On Jan 5, 2013, at 2:11pm, sebb wrote:

> On 5 January 2013 21:33, vigna <[email protected]> wrote:
>>> But why would you want a web crawler to have 10-20K simultaneously
>>> opened connections in the first place?
>> 
>> (I thought I answered this, but it's not on the archive. Boh.)
>> 
>> Having a few thousands connection open is the only way to retrieve data
>> respecting politeness (e.g., not banging the same site too often).
> 
> Huh?
> There are surely other ways to achieve that goal.

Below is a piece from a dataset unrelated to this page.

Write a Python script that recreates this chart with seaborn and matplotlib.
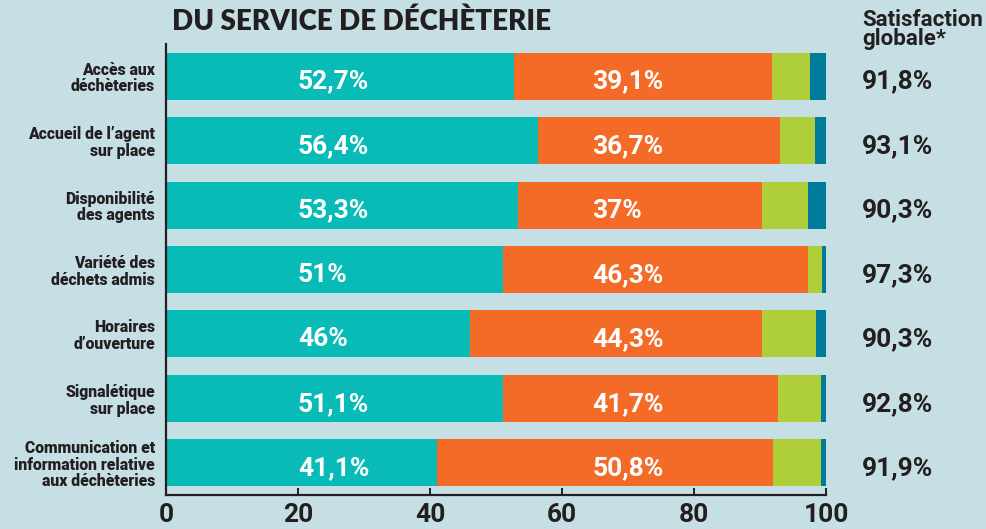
import matplotlib
matplotlib.use("Agg")
import matplotlib.pyplot as plt
import matplotlib.transforms as mtransforms
import numpy as np
import seaborn as sns

# Survey results: share of respondents per satisfaction level (%)
categories = [
    "Accès aux\ndéchèteries",
    "Accueil de l’agent\nsur place",
    "Disponibilité\ndes agents",
    "Variété des\ndéchets admis",
    "Horaires\nd’ouverture",
    "Signalétique\nsur place",
    "Communication et\ninformation relative\naux déchèteries",
]
tres_satisfait = [52.7, 56.4, 53.3, 51.0, 46.0, 51.1, 41.1]
plutot_satisfait = [39.1, 36.7, 37.0, 46.3, 44.3, 41.7, 50.8]
peu_satisfait = [5.8, 5.2, 7.0, 2.1, 8.2, 6.4, 7.3]
pas_satisfait = [2.4, 1.7, 2.7, 0.6, 1.5, 0.8, 0.8]
x_ticks = [0, 20, 40, 60, 80, 100]

BG = "#c5dfe4"
TEAL = "#08bbb6"
ORANGE = "#f36b27"
GREEN = "#aecf39"
BLUE = "#007b99"
INK = "#231f20"

sns.set_style("ticks")
plt.rcParams["font.family"] = ["Roboto", "DejaVu Sans"]
plt.rcParams["font.weight"] = "bold"

fig = plt.figure(figsize=(9.86, 5.29), dpi=100, facecolor=BG)
ax = fig.add_axes([166 / 986, 1 - 495 / 529, 660 / 986, 451 / 529])
ax.set_facecolor(BG)

# Stacked bars: draw cumulative totals from the outermost layer inward
layers = [tres_satisfait, plutot_satisfait, peu_satisfait, pas_satisfait]
colors = [TEAL, ORANGE, GREEN, BLUE]
cums = np.cumsum(np.array(layers), axis=0)
for cum, col in reversed(list(zip(cums, colors))):
    sns.barplot(x=cum, y=categories, orient="h", color=col, saturation=1,
                width=0.73, linewidth=0, ax=ax)

ax.set_xlim(0, 100)
ax.set_ylim(len(categories) - 0.5, -0.5)
ax.set_xticks(x_ticks)
ax.set_xticklabels([str(t) for t in x_ticks])
ax.set_xlabel("")
ax.set_ylabel("")

for side in ("top", "right"):
    ax.spines[side].set_visible(False)
for side in ("left", "bottom"):
    ax.spines[side].set_color(INK)
    ax.spines[side].set_linewidth(1.6)

ax.tick_params(axis="x", direction="in", length=5, width=1.4, color=INK,
               labelsize=19, labelcolor=INK, pad=6)
ax.tick_params(axis="y", length=0, labelsize=11.3, labelcolor=INK, pad=8)
for lab in ax.get_xticklabels():
    lab.set_fontweight("bold")
for lab in ax.get_yticklabels():
    lab.set_fontweight("heavy")
    lab.set_multialignment("right")
    lab.set_linespacing(1.05)


def fmt(v):
    return f"{round(v, 1):g}".replace(".", ",") + "%"


# Value labels inside the two main segments
for i, (a, b) in enumerate(zip(tres_satisfait, plutot_satisfait)):
    ax.text(20.0, i + 0.194, fmt(a), color="white", fontsize=19,
            fontweight="bold", ha="left", va="baseline")
    ax.text(64.6, i + 0.194, fmt(b), color="white", fontsize=19,
            fontweight="bold", ha="left", va="baseline")

# Overall satisfaction column on the right
trans = mtransforms.blended_transform_factory(fig.transFigure, ax.transData)
for i, (a, b) in enumerate(zip(tres_satisfait, plutot_satisfait)):
    ax.text(862 / 986, i + 0.194, fmt(a + b), color=INK, fontsize=19,
            fontweight="bold", ha="left", va="baseline", transform=trans,
            clip_on=False)

fig.text(862 / 986, 1 - 9 / 529, "Satisfaction\nglobale*", color=INK,
         fontsize=16, fontweight="bold", ha="left", va="top", linespacing=0.85)

fig.text(172 / 986, 1 - 30.5 / 529, "DU SERVICE DE DÉCHÈTERIE", color=INK,
         fontsize=20, fontweight="heavy", ha="left", va="baseline",
         family=["Lato", "DejaVu Sans"])

fig.savefig("out.png", dpi=100, facecolor=BG)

For a beefy server, having a few thousand open connections (one per domain or 
IP address) is a standard solution for web crawling.

There may well be better solutions, but from personal experience even on a 
"small" server (e.g. Amazon m1.large, so roughly 4 wimpy cores) you can 
effectively use 500+ threads.

So on a large box (e.g. 24 more powerful cores) I could see using upward of 10K 
threads being the optimal number.

This assumes you've got a big pipe, and a pretty good DNS system/cache.

This also assumes that you're not trying to parse the downloaded files at the 
same time, as otherwise available CPU will be the limiting factor.

Just FYI about two years ago we were using big servers with lots of threads 
during a large-scale web crawl, and we did run into interesting bottlenecks in 
HttpClient 4.0.1 (?) with lots of simultaneous threads. I haven't had to 
revisit those issues with a recent release, so maybe those have been resolved.